▶ **Dataset records**:
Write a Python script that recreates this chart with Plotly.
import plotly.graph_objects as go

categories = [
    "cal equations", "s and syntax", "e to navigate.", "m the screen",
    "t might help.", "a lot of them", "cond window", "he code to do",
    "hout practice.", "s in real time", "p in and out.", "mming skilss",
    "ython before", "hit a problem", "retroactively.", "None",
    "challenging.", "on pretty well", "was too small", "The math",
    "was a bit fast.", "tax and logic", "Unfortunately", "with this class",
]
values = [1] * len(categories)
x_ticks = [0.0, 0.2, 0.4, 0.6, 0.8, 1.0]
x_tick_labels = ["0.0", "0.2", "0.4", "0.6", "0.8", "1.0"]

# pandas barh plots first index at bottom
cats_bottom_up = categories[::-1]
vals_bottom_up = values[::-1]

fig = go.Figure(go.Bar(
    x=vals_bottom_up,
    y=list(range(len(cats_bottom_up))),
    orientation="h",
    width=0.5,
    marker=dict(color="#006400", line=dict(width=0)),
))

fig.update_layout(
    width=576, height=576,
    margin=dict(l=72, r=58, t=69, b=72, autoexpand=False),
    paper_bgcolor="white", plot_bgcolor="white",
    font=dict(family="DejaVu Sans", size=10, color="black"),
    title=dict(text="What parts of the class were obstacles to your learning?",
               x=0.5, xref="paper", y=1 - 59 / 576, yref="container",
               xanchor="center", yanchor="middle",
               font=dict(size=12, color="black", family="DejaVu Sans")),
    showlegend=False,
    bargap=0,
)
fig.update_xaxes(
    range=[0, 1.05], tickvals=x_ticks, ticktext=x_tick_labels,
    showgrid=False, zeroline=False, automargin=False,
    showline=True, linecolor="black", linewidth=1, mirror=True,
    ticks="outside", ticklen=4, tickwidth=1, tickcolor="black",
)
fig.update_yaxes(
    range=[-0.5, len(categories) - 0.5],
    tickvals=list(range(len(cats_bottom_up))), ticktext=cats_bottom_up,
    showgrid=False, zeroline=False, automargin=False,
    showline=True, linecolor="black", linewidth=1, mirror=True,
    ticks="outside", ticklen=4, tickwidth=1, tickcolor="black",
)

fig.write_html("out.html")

--

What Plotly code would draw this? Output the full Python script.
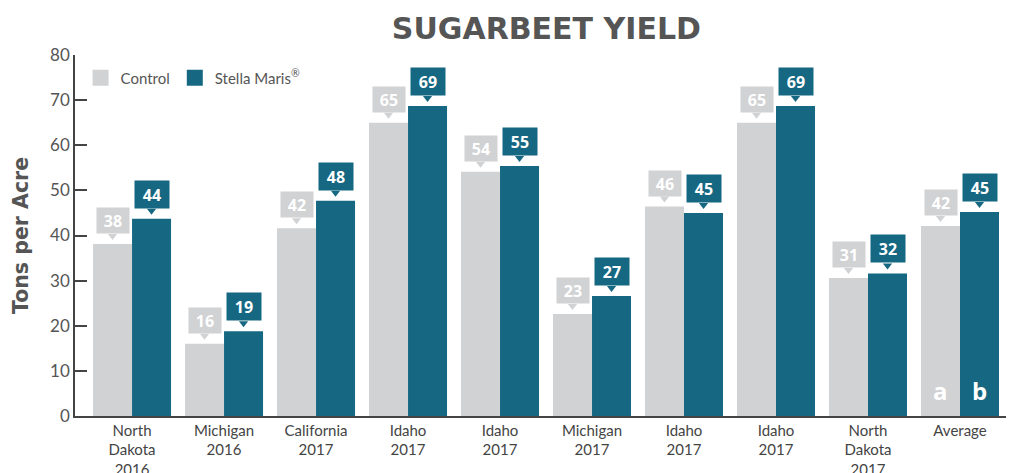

▶ **Stated problem**: Starting at the line that contains "Write a Python" and stopping at the line that contains "import plotly.graph_objects as go", transcribe the lines exactly; both boundary lines are to be included.

▶ **Result of the exercise**:
Write a Python script that recreates this chart with Plotly.
import plotly.graph_objects as go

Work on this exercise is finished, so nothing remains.